4) Get involved in a ministry
Again, I’m showing my small-church bias here. In a larger church, ministry opportunities may not be as readily available. Maybe they are. Regardless, you begin to make the church community your own by rolling up your sleeves and getting involved. Taking ownership of an area where you can apply your unique set of gifts and talents. And in many cases, you get a chance to work alongside someone you may not know. Perhaps it’s folding bulletins or maybe it’s working on a church project. Last year we remodeled the outside of our building. Many of our guys came out to work on Saturdays–as a result we got to know each other very well and developed deeper friendships. Many who work in our children’s ministries have said the same thing–they’ve had the chance to get to know and make friendships as they’ve worked alongside others.
Plus, by serving in whatever capacity you are gifted and wherever there is a need, you demonstrate to the church body that you care about them, that you’re not just at church to receive, but to give, that the welfare of the church matters to you. So much so that you’re willing to give time and effort to ensure the community is served.

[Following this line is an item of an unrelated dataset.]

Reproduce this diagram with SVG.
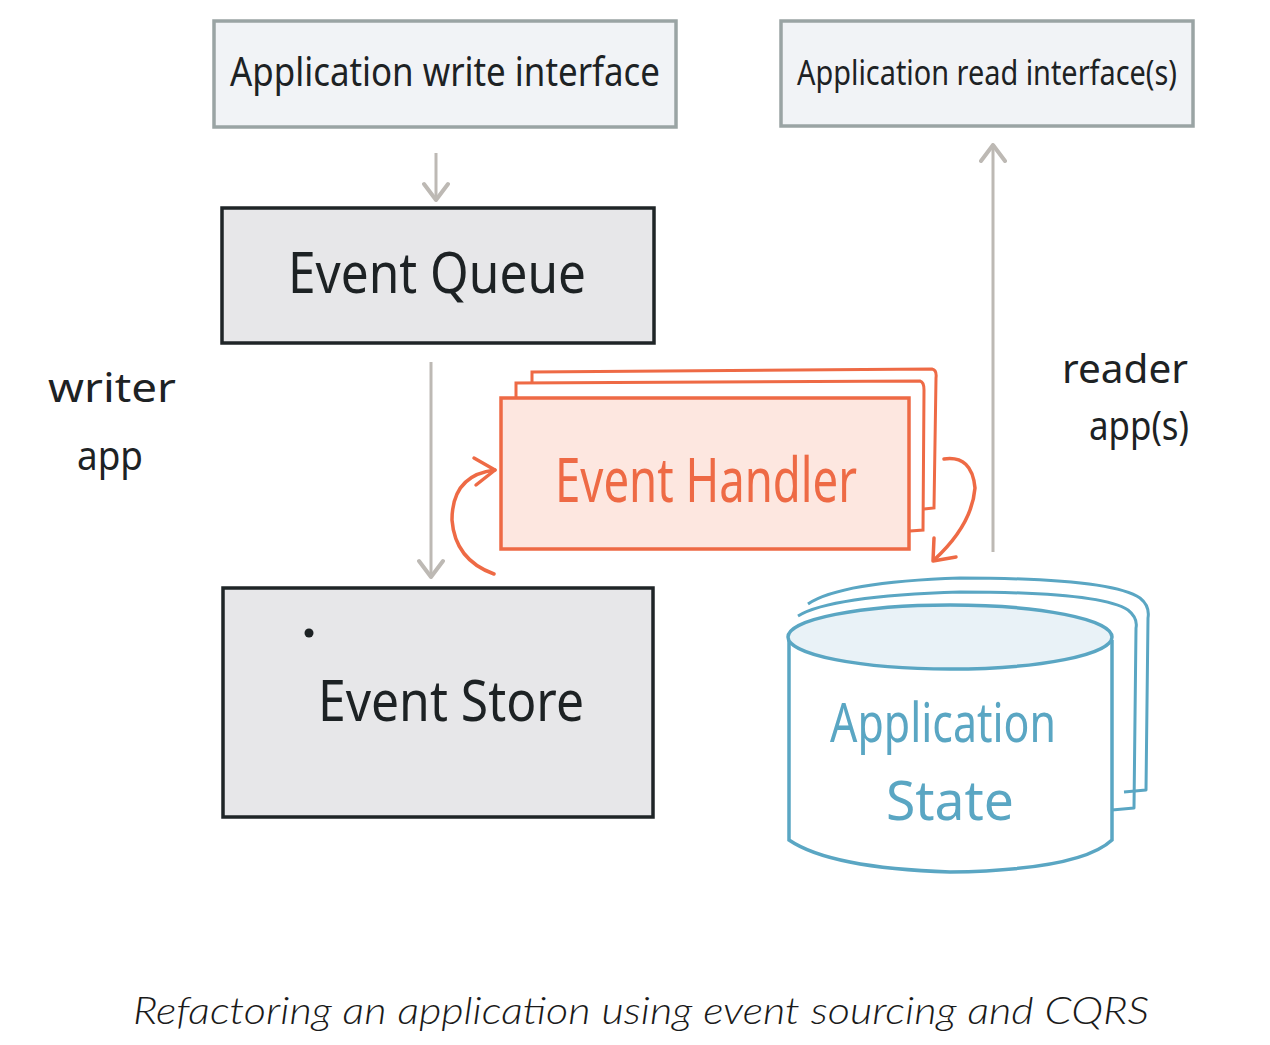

5) Know and pray over the needs of others
Do you pray for the people of your church? Do you know what to pray for? In order to pray rightly for your brothers and sisters, we actually need to know what their needs are. And to receive intercessory prayer, we need to be a bit vulnerable and share our own needs with others. Every church has a different mechanism for prayer requests. You have the formal lists that go out via email and other forms–we should take these seriously and pray for them. But you might also find that person who sits next to you at church this coming Sunday and just lean over and say, “Is there anything I can pray about for you today?” And perhaps if you’re having a difficult season, you might ask someone in church to pray for you. Open up a bit and say to them, “Hey, I could use some prayer–would you mind praying with me?”
I’ve found this to be a vital part of my own spiritual life. I have several folks in the church that pray for me specifically. I’ve had moments where I’ve pulled in a brother and said, “Hey can we pray over this really quickly?” And I’ve had brothers and sisters pull me in and ask for prayer. Something powerful happens in a friendship when you pray together.